Il tenente Sassu, durante i mesi di permanenza al fronte, è testimone dell'impreparazione dell'Alto Comando, della inadeguatezza degli armamenti, dei tentativi di ribellione dei soldati che, stanchi e stremati dal prolungarsi dei combattimenti, reclamano il riposo e il cambio, repressi con le decimazioni; delle speculazioni sulla produzione degli equipaggiamenti e del dramma continuo che si consuma nella guerra di trincea, fino a ribellarsi alla follia del maggiore Malchiodi, che pretende di fucilare un soldato ogni dieci, considerando ribellione la fuga disordinata degli uomini che cercano di sottrarsi al tiro troppo corto dell'artiglieria italiana.
Il maggiore è poi ucciso dai soldati, incoraggiati dal rifiuto del tenente Sassu a eseguire l'ordine, ed egli risponde personalmente del comportamento degli uomini con la morte per fucilazione, non prima di avere chiesto la grazia per i suoi soldati «che hanno già subito la decimazione in battaglia».
Il film, per le forti resistenze incontrate, fu girato in Jugoslavia, al Centralni Filmski Studio Kosutnjak di Belgrado.[2]
L'inumanità del conflitto è enfatizzata dagli ordini ridicoli del generale, tra i quali la sortita di alcuni soldati per creare varchi nei reticolati nemici, protetti da una pesantissima e inefficace corazza di ferro (che lascia indifese braccia e gambe), immediatamente falciati dalle mitragliatrici austriache.[3]
Benché illustri fedelmente alcune scene del libro, il film fu accusato di faziosità e di esasperazione degli elementi drammatici; Mario Rigoni Stern, in una prefazione all'edizione Einaudi di Un anno sull'Altipiano, rivela che Emilio Lussu, dopo aver visto il film, ne sottolineò la distanza dalla sua esperienza e dal libro: «... tu lo sai, in guerra qualche volta abbiamo anche cantato...».[4]
Rosi dal canto suo replicò: «La guerra che Lussu descriveva non era una guerra di popolo, era una guerra con delle logiche di classe molto forti. Così abbiamo costruito questa sceneggiatura mettendo in rilievo personaggi che dovevano rappresentare una diversa ottica (...). Tutti i personaggi finiscono per rappresentare un certo livello di coscienza politica: il socialista, il monarchico, il giovane borghese interventista. In questo mi sono spinto molto più avanti di Lussu, ho accentuato delle cose che nel suo libro c'erano, ma non così chiare, perché il film è fatto dopo tanti anni dal libro con una coscienza diversa degli avvenimenti».[5]

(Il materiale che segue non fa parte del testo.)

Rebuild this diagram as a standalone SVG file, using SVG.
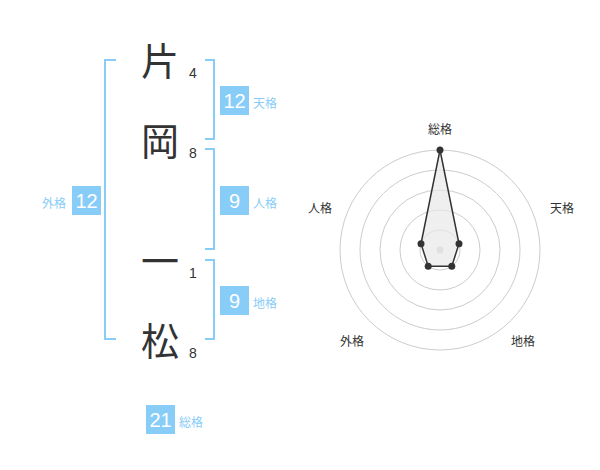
<svg xmlns="http://www.w3.org/2000/svg" width="600" height="470" viewBox="0 0 600 470">
<style>
.bk{fill:none;stroke:#88ccf8;stroke-width:2}
.ch{font-family:"Noto Sans CJK JP","Noto Sans CJK SC",sans-serif;font-size:38px;fill:#333;text-anchor:middle}
.st{font-family:"Liberation Sans",Arial,sans-serif;font-size:14px;fill:#333;text-anchor:middle}
.bx{fill:#88ccf8}
.bn{font-family:"Liberation Sans",Arial,sans-serif;font-size:20px;fill:#fff;text-anchor:middle}
.lb{font-family:"Liberation Sans","Noto Sans CJK JP",sans-serif;font-size:12px;fill:#88ccf8}
.ring{fill:none;stroke:#ccc;stroke-width:1}
.rl{font-family:"Liberation Sans","Noto Sans CJK JP",sans-serif;font-size:12px;fill:#333;text-anchor:middle}
.pt{fill:#333}
</style>
<rect width="600" height="470" fill="#fff"/>
<g id="connectors">
<path class="bk" d="M116,60 H105 V339 H116"/>
<path class="bk" d="M205,60 H214 V139 H205"/>
<path class="bk" d="M205,149 H214 V249 H205"/>
<path class="bk" d="M205,260 H214 V339 H205"/>
</g>
<g id="char1"><text class="ch" x="160" y="75">片</text><text class="st" x="193" y="78">4</text></g>
<g id="char2"><text class="ch" x="160" y="155">岡</text><text class="st" x="193" y="158">8</text></g>
<g id="char3"><text class="ch" x="160" y="275">一</text><text class="st" x="193" y="278">1</text></g>
<g id="char4"><text class="ch" x="160" y="355">松</text><text class="st" x="193" y="358">8</text></g>
<g id="tenkaku"><rect class="bx" x="220" y="86" width="29" height="29"/><text class="bn" x="234.5" y="107.5">12</text><text class="lb" x="253" y="108">天格</text></g>
<g id="jinkaku"><rect class="bx" x="220" y="186" width="29" height="29"/><text class="bn" x="234.5" y="207.5">9</text><text class="lb" x="253" y="208">人格</text></g>
<g id="chikaku"><rect class="bx" x="220" y="286" width="29" height="29"/><text class="bn" x="234.5" y="307.5">9</text><text class="lb" x="253" y="308">地格</text></g>
<g id="gaikaku"><rect class="bx" x="72" y="186" width="29" height="29"/><text class="bn" x="86.5" y="207.5">12</text><text class="lb" x="66" y="208" text-anchor="end">外格</text></g>
<g id="soukaku"><rect class="bx" x="146" y="405" width="29" height="29"/><text class="bn" x="160.5" y="426.5">21</text><text class="lb" x="179" y="427">総格</text></g>
<g id="radar">
<circle class="ring" cx="440" cy="250" r="20"/>
<circle class="ring" cx="440" cy="250" r="40"/>
<circle class="ring" cx="440" cy="250" r="60"/>
<circle class="ring" cx="440" cy="250" r="80"/>
<circle class="ring" cx="440" cy="250" r="100"/>
<circle cx="440" cy="250" r="3.5" fill="#ccc"/>
<polygon points="440,150 459,243.8 451.8,266.2 428.2,266.2 421,243.8" fill="#e8e8e8" fill-opacity="0.7" stroke="#333" stroke-width="1.5"/>
<circle class="pt" cx="440" cy="150" r="3.5"/>
<circle class="pt" cx="459" cy="243.8" r="3.5"/>
<circle class="pt" cx="451.8" cy="266.2" r="3.5"/>
<circle class="pt" cx="428.2" cy="266.2" r="3.5"/>
<circle class="pt" cx="421" cy="243.8" r="3.5"/>
<text class="rl" x="440" y="134">総格</text>
<text class="rl" x="562" y="213">天格</text>
<text class="rl" x="320" y="213">人格</text>
<text class="rl" x="352" y="346">外格</text>
<text class="rl" x="523" y="346">地格</text>
</g>
</svg>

Non si possono non notare, per via degli argomenti, delle ambientazioni e dei temi, similitudini tra il film di Rosi e Orizzonti di gloria di Stanley Kubrick, nel quale l'esercito protagonista è quello francese. Anche in questo film, infatti, si evidenzia l'insensatezza degli ordini di alcuni alti ufficiali e il ricorso a fucilazioni e decimazioni contro i soldati renitenti. Come capitò al film di Rosi in Italia, Orizzonti di gloria ebbe problemi in Francia e poté essere visto solo a metà degli anni settanta.